El soldado raso Bradley Manning, un analista de cuarta del ejército estadounidense, tuvo acceso a esos cables y al video, y reconoce haberlos proporcionado a WikiLeaks. Hoy está acusado, entre otras muchas cosas, de "ayudar al enemigo", y enfrenta la posibilidad de cadena perpetua en cuanto concluya su juicio, que está en su etapa final. Pudo haber sido condenado a muerte, pero la fiscalía "generosamente" renunció a esa opción, a pesar de que le llama un traidor a la patria. En cualquier momento conoceremos el veredicto del juez en su caso.

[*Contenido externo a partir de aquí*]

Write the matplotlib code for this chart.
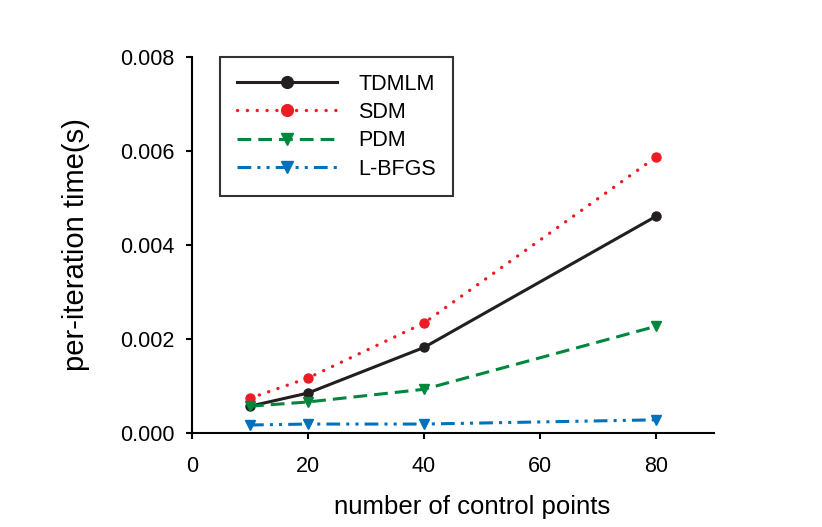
import numpy as np
import matplotlib.pyplot as plt

plt.rcParams['font.family'] = ['Liberation Sans', 'DejaVu Sans']

points = [10, 20, 40, 80]
tdmlm = [0.00057, 0.00085, 0.00182, 0.00461]
sdm = [0.00074, 0.00117, 0.00234, 0.00587]
pdm = [0.00057, 0.00066, 0.00093, 0.00227]
lbfgs = [0.00017, 0.00019, 0.00019, 0.00028]

xticks = [0, 20, 40, 60, 80]
yticks = [0.000, 0.002, 0.004, 0.006, 0.008]

fig = plt.figure(figsize=(8.22, 5.27), dpi=100)
ax = fig.add_axes([0.2336, 0.1784, 0.635, 0.7134])

ax.plot(points, tdmlm, color='#231f20', lw=2.2, ls='-', marker='o', ms=6.5, label='TDMLM')
ax.plot(points, sdm, color='#ed1c24', lw=2.4, ls=(0, (0.05, 2.9)), dash_capstyle='round',
        marker='o', ms=6.5, label='SDM')
ax.plot(points, pdm, color='#00873e', lw=2.2, ls=(0, (4.5, 2.3)), marker='v', ms=6.5, label='PDM')
ax.plot(points, lbfgs, color='#0072bc', lw=2.2, ls=(0, (4.5, 2, 1, 2, 1, 2)),
        marker='v', ms=6.5, label='L-BFGS')

ax.set_xlim(0, 90)
ax.set_ylim(0, 0.008)
ax.set_xticks(xticks)
ax.set_yticks(yticks)
ax.set_yticklabels(['%.3f' % v for v in yticks])

for s in ['top', 'right']:
    ax.spines[s].set_visible(False)
for s in ['left', 'bottom']:
    ax.spines[s].set_linewidth(1.5)
ax.tick_params(direction='out', length=4.5, width=1.5, labelsize=15.5)
ax.tick_params(axis='y', pad=8)
ax.tick_params(axis='x', pad=12)

ax.set_xlabel('number of control points', fontsize=18.5)
ax.xaxis.set_label_coords(0.536, -0.165)
ax.set_ylabel('per-iteration time(s)', fontsize=21, labelpad=22)

leg = ax.legend(loc='upper left', bbox_to_anchor=(0.0536, 1.0), fontsize=15.5,
                handlelength=4.65, handletextpad=1.0, borderpad=0.77,
                labelspacing=0.34, fancybox=False, edgecolor='black',
                borderaxespad=0, markerscale=1.3)
leg.get_frame().set_linewidth(1.5)

fig.savefig('out.png', dpi=100)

Edward Snowden bien podría estar protagonizando la película aquella de La Terminal, en la que Tom Hanks hace el papel de un personaje cuyo país desaparece y que al perder su nacionalidad se queda atrapado a vivir en un aeropuerto, sin documentos válidos para continuar su viaje. Snowden no es actor, pero logró la fama cuando dio a conocer los alcances de uno de los programas de espionaje más ambiciosos, y por supuesto secreto, del gobierno estadounidense. Como en toda historia de espionaje, el programa tiene un nombre misterioso, PRISM, y es el que se encarga de recolectar, para la Agencia Nacional de Seguridad de EU (el equivalente doméstico de la CIA) cantidades inimaginables de información de individuos de todo el mundo, incluido, por supuesto, EU. La información recabada incluye, pero no se limita a, correos electrónicos, registros de búsquedas en Internet, comunicaciones en redes sociales, fotos, videos, archivos y registros de llamadas telefónicas. Gracias a Snowden, hoy el mundo y los estadounidenses saben lo que espía y recopila la mayor democracia del mundo, adalid de las libertades y derechos ciudadanos.

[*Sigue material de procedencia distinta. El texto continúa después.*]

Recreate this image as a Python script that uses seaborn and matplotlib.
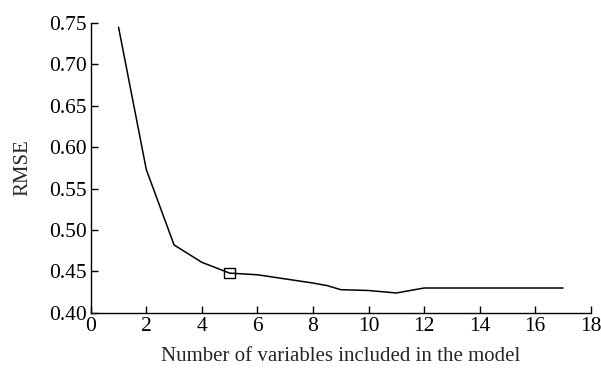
import numpy as np
import pandas as pd
import matplotlib
matplotlib.use("Agg")
import matplotlib.pyplot as plt
import seaborn as sns

# RMSE against number of variables in the model
n_vars = [1, 2, 3, 4, 5, 6, 7, 8, 8.5, 9, 10, 11, 12, 13, 14, 15, 16, 17]
rmse = [0.745, 0.573, 0.482, 0.461, 0.448, 0.446, 0.441, 0.436, 0.433, 0.428,
        0.427, 0.424, 0.430, 0.430, 0.430, 0.430, 0.430, 0.430]
best_n = [5]
best_rmse = [0.448]

df = pd.DataFrame({"n": n_vars, "rmse": rmse})

sns.set_style("ticks")
plt.rcParams["font.family"] = ["Liberation Serif", "DejaVu Serif"]

fig = plt.figure(figsize=(6.01, 3.72), dpi=100)
ax = fig.add_axes([0.151, 0.159, 0.832, 0.779])

sns.lineplot(data=df, x="n", y="rmse", color="black", linewidth=1.1, ax=ax)
sns.scatterplot(x=best_n, y=best_rmse, marker="s", s=60, facecolor="none",
                edgecolor="black", linewidth=1, ax=ax, zorder=3)

ax.set_xlim(0, 18)
ax.set_ylim(0.40, 0.75)
ax.set_xticks(np.arange(0, 19, 2))
ax.set_yticks(np.arange(0.40, 0.751, 0.05))
ax.set_yticklabels([f"{v:.2f}" for v in np.arange(0.40, 0.751, 0.05)])
ax.tick_params(direction="in", length=5, width=1, labelsize=15.5, colors="black", pad=3)
ax.set_xlabel("Number of variables included in the model", fontsize=15, labelpad=8)
ax.set_ylabel("RMSE", fontsize=15, labelpad=12)
sns.despine(ax=ax)
for s in ["left", "bottom"]:
    ax.spines[s].set_color("black")
    ax.spines[s].set_linewidth(1)

fig.savefig("out.png", dpi=100)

Al igual que a Manning y Assange, a Snowden lo busca la "justicia" para castigar lo que en teoría debería ser un acto de transparencia libertario. Estos hombres son espías y delatores, sí, pero de conductas incorrectas, reprochables, ilegales o anticonstitucionales. Si fueran rusos, chinos, norcoreanos o cubanos serían celebrados y protegidos como héroes por los mismos que hoy buscan encarcelarlos. Más allá del desenlace de cada una de estas tres historias, conviene reflexionar acerca de los alcances de la intromisión de los gobiernos en la vida privada de los ciudadanos, en todas partes del mundo. Conductas que creíamos exclusivas de regímenes totalitarios son cotidianas para los supuestamente más democráticos. Y la realidad refleja una vez más la ficción. Desde su tumba, George Orwell nos observa mientras hojea, divertido, un ejemplar de su 1984.